Peaches Chung, UCLA

If you’ve ever been stuck in gridlock traffic on the 405 or circled the block looking for parking in L.A., you’ve experienced the kinds of problems Michael Manville has spent years researching and trying to solve.
As professor and chair of urban planning at the UCLA Luskin School of Public Affairs, Manville is reshaping how we think about transportation and housing in a sprawling city like Los Angeles and turning his research into real-world impact.
At the center of Manville’s transportation research is a deceptively simple idea: the way we price things matters, and how we price things shapes how we use them.

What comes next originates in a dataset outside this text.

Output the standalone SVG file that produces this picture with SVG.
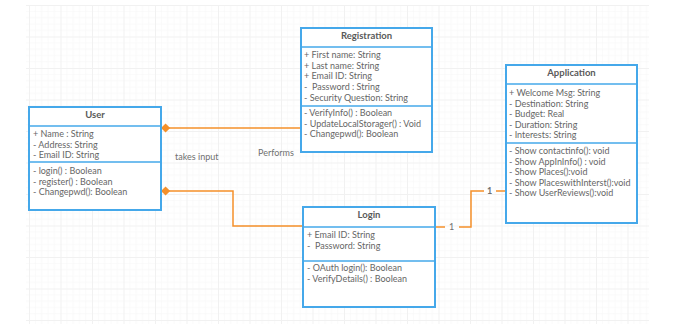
<svg xmlns="http://www.w3.org/2000/svg" width="683" height="332" viewBox="0 0 683 332">
  <defs>
    <pattern id="grid" x="29" y="5" width="31.5" height="31.5" patternUnits="userSpaceOnUse">
      <path d="M6.3 0V31.5M12.6 0V31.5M18.9 0V31.5M25.2 0V31.5M0 6.3H31.5M0 12.6H31.5M0 18.9H31.5M0 25.2H31.5" stroke="#f8f8f8" stroke-width="0.8" fill="none"/>
      <path d="M0.5 0V31.5M0 0.5H31.5" stroke="#f1f1f1" stroke-width="1" fill="none"/>
    </pattern>
    <marker id="diamond" viewBox="0 0 12 12" refX="1" refY="6" markerWidth="11" markerHeight="11" markerUnits="userSpaceOnUse" orient="auto">
      <path d="M1 6L6 1L11 6L6 11Z" fill="#f5902a"/>
    </marker>
  </defs>
  <style>
    .box { fill: #ffffff; stroke: #45a8ea; stroke-width: 2; }
    .div { stroke: #45a8ea; stroke-width: 1.5; }
    .title { font-family: Lato, "Liberation Sans", sans-serif; font-size: 9.5px; font-weight: bold; fill: #5a5a5a; text-anchor: middle; }
    .t { font-family: Lato, "Liberation Sans", sans-serif; font-size: 9px; fill: #666666; }
    .lbl { font-family: Lato, "Liberation Sans", sans-serif; font-size: 9px; fill: #707070; }
    .conn { fill: none; stroke: #f5902a; stroke-width: 1.5; }
  </style>
  <rect width="683" height="332" fill="#ffffff"/>
  <rect x="26" y="5" width="623" height="319" fill="url(#grid)"/>

  <g id="connectors">
    <path class="conn" d="M161 128H301" marker-start="url(#diamond)"/>
    <path class="conn" d="M161 191H233V226H303" marker-start="url(#diamond)"/>
    <path class="conn" d="M435 227H445M459 227H471V191H484M496 191H506"/>
    <text class="lbl" x="175" y="160">takes input</text>
    <text class="lbl" x="258" y="156">Performs</text>
    <text class="lbl" x="449" y="230">1</text>
    <text class="lbl" x="487" y="194" font-weight="bold" fill="#444">1</text>
  </g>

  <g id="user">
    <rect class="box" x="29" y="107" width="132" height="103"/>
    <line class="div" x1="29" y1="126" x2="161" y2="126"/>
    <line class="div" x1="29" y1="162" x2="161" y2="162"/>
    <text class="title" x="95" y="118">User</text>
    <text class="t" x="33" y="137">+ Name : String</text>
    <text class="t" x="33" y="148">- Address: String</text>
    <text class="t" x="33" y="158">- Email ID: String</text>
    <text class="t" x="33" y="174">- login() : Boolean</text>
    <text class="t" x="33" y="185">- register() : Boolean</text>
    <text class="t" x="33" y="195">- Changepwd(): Boolean</text>
  </g>

  <g id="registration">
    <rect class="box" x="301" y="28" width="131" height="124"/>
    <line class="div" x1="301" y1="47" x2="432" y2="47"/>
    <line class="div" x1="301" y1="106" x2="432" y2="106"/>
    <text class="title" x="366.5" y="39">Registration</text>
    <text class="t" x="304" y="58">+ First name: String</text>
    <text class="t" x="304" y="69">+ Last name: String</text>
    <text class="t" x="304" y="79">+ Email ID: String</text>
    <text class="t" x="304" y="90" xml:space="preserve">-  Password : String</text>
    <text class="t" x="304" y="101">- Security Question: String</text>
    <text class="t" x="304" y="116">- VerifyInfo() : Boolean</text>
    <text class="t" x="304" y="127">- UpdateLocalStorager() : Void</text>
    <text class="t" x="304" y="137">- Changepwd(): Boolean</text>
  </g>

  <g id="application">
    <rect class="box" x="506" y="65" width="131" height="158"/>
    <line class="div" x1="506" y1="84" x2="637" y2="84"/>
    <line class="div" x1="506" y1="143" x2="637" y2="143"/>
    <text class="title" x="571.5" y="76">Application</text>
    <text class="t" x="509" y="96">+ Welcome Msg: String</text>
    <text class="t" x="509" y="107">- Destination: String</text>
    <text class="t" x="509" y="117">- Budget: Real</text>
    <text class="t" x="509" y="128">- Duration: String</text>
    <text class="t" x="509" y="138">- Interests: String</text>
    <text class="t" x="509" y="154">- Show contactinfo(): void</text>
    <text class="t" x="509" y="165">- Show AppInInfo() : void</text>
    <text class="t" x="509" y="175">- Show Places():void</text>
    <text class="t" x="509" y="186">- Show PlaceswithInterst():void</text>
    <text class="t" x="509" y="196">- Show UserReviews():void</text>
  </g>

  <g id="login">
    <rect class="box" x="303" y="207" width="132" height="100"/>
    <line class="div" x1="303" y1="227" x2="435" y2="227"/>
    <line class="div" x1="303" y1="261" x2="435" y2="261"/>
    <text class="title" x="369" y="218">Login</text>
    <text class="t" x="307" y="238">+ Email ID: String</text>
    <text class="t" x="307" y="249" xml:space="preserve">-  Password: String</text>
    <text class="t" x="307" y="271">- OAuth login(): Boolean</text>
    <text class="t" x="307" y="282">- VerifyDetails() : Boolean</text>
  </g>
</svg>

“Driving is too cheap, and housing is too expensive,” he said. “Driving isn’t cheap in the absolute sense of the word ‘cheap’ because cars aren’t cheap and gas isn’t free, but in the sense that it costs less than it should, because the full social costs of driving, like congestion, pollution, infrastructure wear, aren’t reflected in what we pay to use our roads.” The price of housing, meanwhile, is driven up by restrictive land-use policies that limit supply.

Manville’s first introduction into urban planning began in a newsroom while covering transportation and housing topics as a local reporter. When the newspaper he worked for went bankrupt, he joined the local planning commission. Eager to turn his newfound passion into a career, he enrolled in the urban planning master’s degree program at UCLA and after a summer as a research assistant, decided to pursue a Ph.D. Today, he leads the department that jumpstarted his second career.
Building on the groundbreaking work of his mentor Donald Shoup, former UCLA urban planning professor and pioneer in parking reform who famously argued that free or underpriced parking distorts urban development, Manville and many other experts in the field have expanded this logic more broadly, emphasizing that it’s not just parking that’s mispriced, it’s also the roads themselves.
One proven strategy to address this is congestion pricing, a transportation policy that charges drivers a fee to use certain roads during peak traffic times. A controversial idea that has gained some traction in recent years, the goal primarily is to improve traffic flow and lower pollution, although it can also generate revenue for public transit and infrastructure.
It’s the idea that using roads during peak times should come with a price, just like electricity or water. “We meter every other government-owned utility,” Manville explains, “but not roads.”
“It’s the only system that we don’t charge prices for, and it’s not a coincidence that it’s the only system that colossally breaks down about two times a day,” he added.
Manville argues that the same basic principle we apply to everything else in our economy — pricing goods and services based on demand — should also apply to road usage.
Cities like Singapore prove it can work. In Singapore, dynamic tolling keeps traffic flowing at speeds of 45–55 mph. Manville argues that Los Angeles could reap similar benefits if it embraced the idea. “We’ve normalized the dysfunction of our transportation system,” he said. “But there’s nothing inherently fair about free roads, or unfair about charging for their use.”
For Manville, reimagining cities isn’t just about policy; it’s about turning research into practical, real-world implementation. At UCLA Luskin, that happens through teaching the next generation of planners, working directly with policymakers and ensuring research is more accessible to community members, he said. “The biggest impact we can have is making sure our students leave with the ability to weigh trade-offs — not chase perfect solutions,” he said.
When asked what he hopes for the next generation of urban planners who will be tasked to solve some of the most complicated issues our cities face today, Manville had some wisdom from his own experience as a young planner.
“I came to UCLA convinced there were a bunch of right answers,” he said.. “But the biggest lesson I’ve learned, and hope to pass on, is that progress comes from understanding the nuance and complexity of the issues we hope to solve. In a city as vast and diverse as L.A., differing perspectives are inevitable and real change begins with listening, especially to those you may not agree with.”